JAMBALAYA SEAFOOD GUMBO 
6 tbsp. cooking oil
2 lb. okra, thinly sliced
1 tbsp. flour
2 c. finely chopped onion
1/2 c. finely chopped celery
2/3 c. finely chopped green pepper
1 c. finely chopped green onion
2 cloves garlic, pressed
1 (6 oz.) can tomato paste
3 lg. bay leaves
1/4 tsp. thyme
1 tbsp. salt
1/2 tsp. Tabasco
1/4 to 1/2 tsp. cayenne pepper
1/2 tsp. black pepper
1 tbsp. Worcestershire sauce
1 (16 oz.) can whole tomatoes, cut up (reserve liquid)
8 c. water
2 1/2 lb. raw shrimp, washed, peeled and deveined
1 lb. clam crab meat
2 dozen oysters with liquid
2 tbsp. chopped parsley
4-5 c. steamed rice

In a large heavy skillet, not black iron, heat 4 tablespoons cooking oil; add okra and cook over medium heat, stirring often until stringing stops, about 40- 50 minutes. If necessary, add more oil to prevent burning.

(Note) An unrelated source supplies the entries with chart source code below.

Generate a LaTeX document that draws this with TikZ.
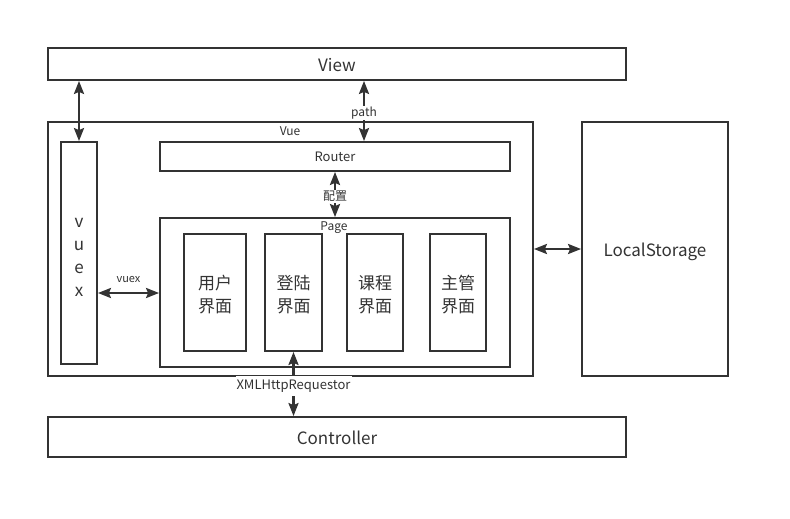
\documentclass[tikz,border=0pt]{standalone}
\usepackage{fontspec}
\setmainfont{Noto Sans CJK SC}
\usetikzlibrary{arrows.meta, positioning}
\definecolor{ink}{HTML}{333333}

\begin{document}
\begin{tikzpicture}[x=1pt, y=-1pt,
  box/.style={draw=ink, line width=1.8pt, inner sep=0pt, align=center,
              text=ink, text depth=0pt},
  arr/.style={{Stealth[length=13pt,width=10pt,inset=2pt]}-{Stealth[length=13pt,width=10pt,inset=2pt]},
              line width=2.4pt, ink},
  lbl/.style={fill=white, inner sep=1pt, text=ink, yshift=-2pt,
              font=\fontsize{12}{14}\selectfont},
  pagebox/.style={box, minimum width=57pt, minimum height=117pt, text height=40pt,
                  font=\fontsize{17}{23}\selectfont}
]
\useasboundingbox (0,0) rectangle (790,519);

\node[box, minimum width=578pt, minimum height=32pt, text height=14.8pt,
      font=\fontsize{17}{20}\selectfont] (view) at (337,64) {View};
\node[box, minimum width=485pt, minimum height=254pt] (vue) at (290.5,249) {};
\node[text=ink, font=\fontsize{12}{14}\selectfont] (vuelbl) at (290,131) {Vue};

\node[box, minimum width=36pt, minimum height=222pt, text height=87pt,
      font=\fontsize{17}{23}\selectfont] (vuex) at (79,253) {v\\u\\e\\x};
\node[box, minimum width=350pt, minimum height=29pt, text height=10.5pt,
      font=\fontsize{13}{15}\selectfont] (router) at (335,156.5) {Router};
\node[box, minimum width=350pt, minimum height=149pt] (page) at (335,292.5) {};
\node[text=ink, font=\fontsize{12}{14}\selectfont] (pagelbl) at (334,228) {Page};

% pages
\node[pagebox, minimum width=62pt] (user)    at (215,292.5)   {用户\\界面};
\node[pagebox]                     (login)   at (293.5,292.5) {登陆\\界面};
\node[pagebox, minimum width=56pt] (course)  at (375,292.5)   {课程\\界面};
\node[pagebox, minimum width=56pt] (manager) at (458,292.5)   {主管\\界面};

\node[box, minimum width=146pt, minimum height=254pt, text height=14.8pt,
      font=\fontsize{17}{20}\selectfont] (storage) at (655,249) {LocalStorage};
\node[box, minimum width=578pt, minimum height=40pt, text height=14.8pt,
      font=\fontsize{17}{20}\selectfont] (ctrl) at (337,437) {Controller};

\coordinate (pathx) at (364,0);
\coordinate (vuexy) at (0,293);

\draw[arr] (vuex.north |- view.south) -- (vuex.north);
\draw[arr] (view.south -| pathx) -- (router.north -| pathx)
  node[lbl, midway] {path};
\draw[arr] (router.south) -- (page.north)
  node[lbl, midway] {配置};
\draw[arr] (vuex.east |- vuexy) -- (page.west |- vuexy)
  node[midway, above=6pt, text=ink, font=\fontsize{11}{13}\selectfont] {vuex};
\draw[arr] (vue.east) -- (storage.west);
\draw[arr] (login.south) -- (ctrl.north -| login.south)
  node[lbl, midway, inner ysep=4pt, font=\fontsize{13}{15}\selectfont] {XMLHttpRequestor};
\end{tikzpicture}
\end{document}
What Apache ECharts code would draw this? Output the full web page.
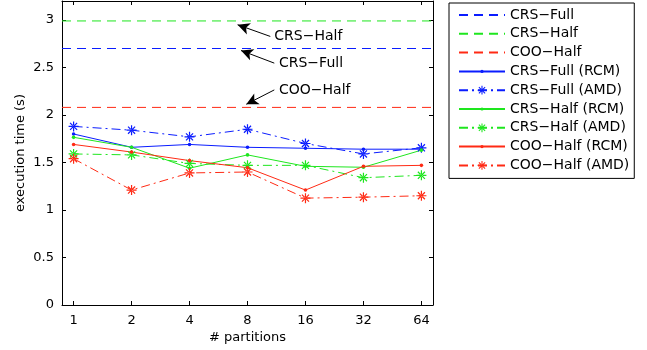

Meanwhile, in a 5-quart soup pot, blend the remaining 2 tablespoons of oil with flour and cook over medium heat, stirring, until roux is dark brown. Add onion and celery and cook until tender. Add green pepper, green onion, and garlic and cook 3 minutes more. Stir in tomato paste, bay leaves, thyme, salt, Tabasco, cayenne, black pepper, and Worcestershire sauce. Add cut-up tomatoes with liquid and stir until smooth. Add cooked okra.

Gradually stir in 7 cups of water reserving 1 cup to add if gumbo becomes too thick. Bring to a boil; add shrimp, cover and simmer over low heat for 30 minutes. Add crab meat and continue to simmer, covered, for 30 minutes over low heat. Add oysters and their liquid and chopped parsley and cook 10 minutes more. (If too thick, thin with more water.) Serve over steamed rice. This freezes well. Serves 10.

recipe reviews
Jambalaya Seafood Gumbo
   #51927
 Kim Gloria (California) says:
Made this recipe a couple times, and let me tell ya...whoo eee...its the bomb.. Enjoy it.
   #51943
 Mary (New Jersey) says:
I think it makes a big difference to use fresh shrimp with the HEADS ON if possible. I get them at fish stalls in Chinatown. The heads have something special in them . They come clean and ready to use with the shells on. I just throw them in the gumbo.